Caro direttore,
all’inizio del Novecento l’avanguardia futurista italiana esaltava il varietà perché eccentrico, antintellettuale e popolare, capace di stupire, divertire, emozionare, abbindolare gli spettatori con la rapidità e il sensazionalismo del suo messaggio. “Il teatro della sorpresa”, come titolava il manifesto firmato da Filippo Tommaso Marinetti e Francesco Cangiullo nel 1921, doveva perciò gettare alle ortiche ogni scoria élitaria e diventare “alogico”. Artificio, comicità, imprevedibilità, testi scarni e insignificanti personaggi erano i canoni e i valori della drammaturgia futurista. Quarant’anni dopo, Martin Esslin pubblicava “The Theatre of the Absurd”, dove campeggiano i nomi di Samuel Beckett, Eugène Ionesco, Jean Genet, capostipiti di un genere letterario celebre per il suo humor grottesco, le sue atmosfere surreali, il suo linguaggio ripetitivo, frammentato, privo di senso.
Nella diciottesima legislatura, una delle più scombiccherate della storia repubblicana, si sono alternate senza sosta ambedue le forme di spettacolo. La diciannovesima rischia di ricalcarne le disavventure, complice una legge elettorale scriteriata, che ha incentivato la ricerca di alleanze spurie sostenute da programmi contradditori. Questa legge elettorale è il pilastro di un modello bipartitico zoppo, che si basa su un cervellotico meccanismo delle coalizioni pre-elettorali tenute insieme dall’unico obiettivo di impedire la vittoria dell’avversario. Ecco allora il colpo di scena: il “campo largo” non c’è più. Il senatore del Pd Dario Franceschini ha proposto di accantonare ogni ipotesi di alleanza organica del centrosinistra: andiamo alle prossime elezioni ciascuno per proprio conto, e concordiamo patti di desistenza soltanto nel terzo dei seggi che si assegnano con i collegi uninominali. Nel nuovo Parlamento ci rimetteremo insieme. Insomma: “Marciare divisi, colpire uniti”, come recita la massima del feldmaresciallo Helmuth von Moltke.

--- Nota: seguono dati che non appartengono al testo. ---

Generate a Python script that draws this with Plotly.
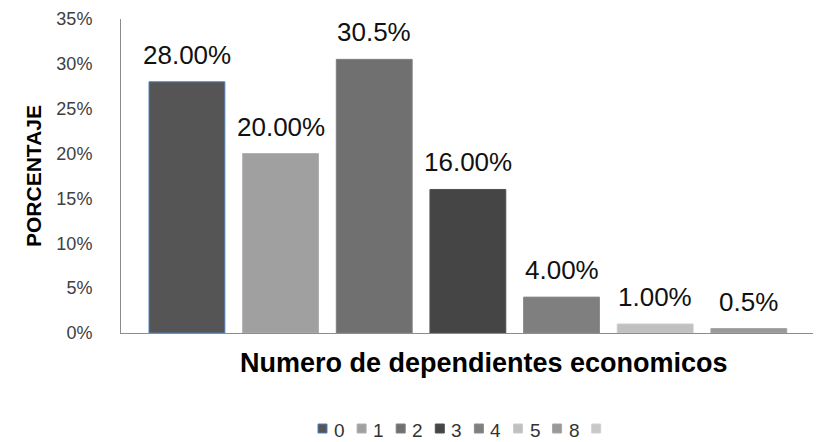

L’idea è stata accolta con benevolenza da Giuseppe Conte, con freddezza dalla segretaria del Pd, che forse ha sentito puzza di bruciato, e con interesse da Goffredo Bettini. Ne è seguito un dibattito piuttosto confuso che, se si pensa anche alle inquietudini dei cattolici dem, denota qualche fibrillazione intorno alla leadership del partito. Sic transit gloria mundi. La verità è che la giravolta dell’ex ministro della Cultura e dell’ex teorico del campo largo è clamorosa. Ma ancora più clamorosa è l’ignoranza della legge elettorale vigente mostrata dai protagonisti di quel dibattito. Infatti, il Rosatellum non consente desistenze né voti disgiunti (come invece accadeva con il Mattarellum): per avere un candidato comune all’uninominale è necessario andare insieme anche al proporzionale. Bisogna, cioè, fare una coalizione. Per forza. Esattamente come fa il centrodestra. Si possono costruire formule politiche improbabili per ingannare gli elettori, ma non è possibile ingannare la legge elettorale. Neppure con “il lodo Franceschini”.
In altre parole, o mangi questa minestra o salti dalla finestra. Salvo chiedere al cuoco di cambiarla con un sistema proporzionale (con soglia di sbarramento almeno pari a quella prevista per le elezioni europee). Ma i commensali seduti al tavolo dell’opposizione, almeno fin qui, non hanno avuto il coraggio di avanzare l’unica proposta sensata per uscire da una impasse strategica, che però getterebbe definitivamente alle ortiche la mitologia del campo largo. Morale della favola: quella del prestigiatore elettorale è un nobile mestiere, ma occorre conoscere bene i trucchi per ricevere l’applauso degli spettatori.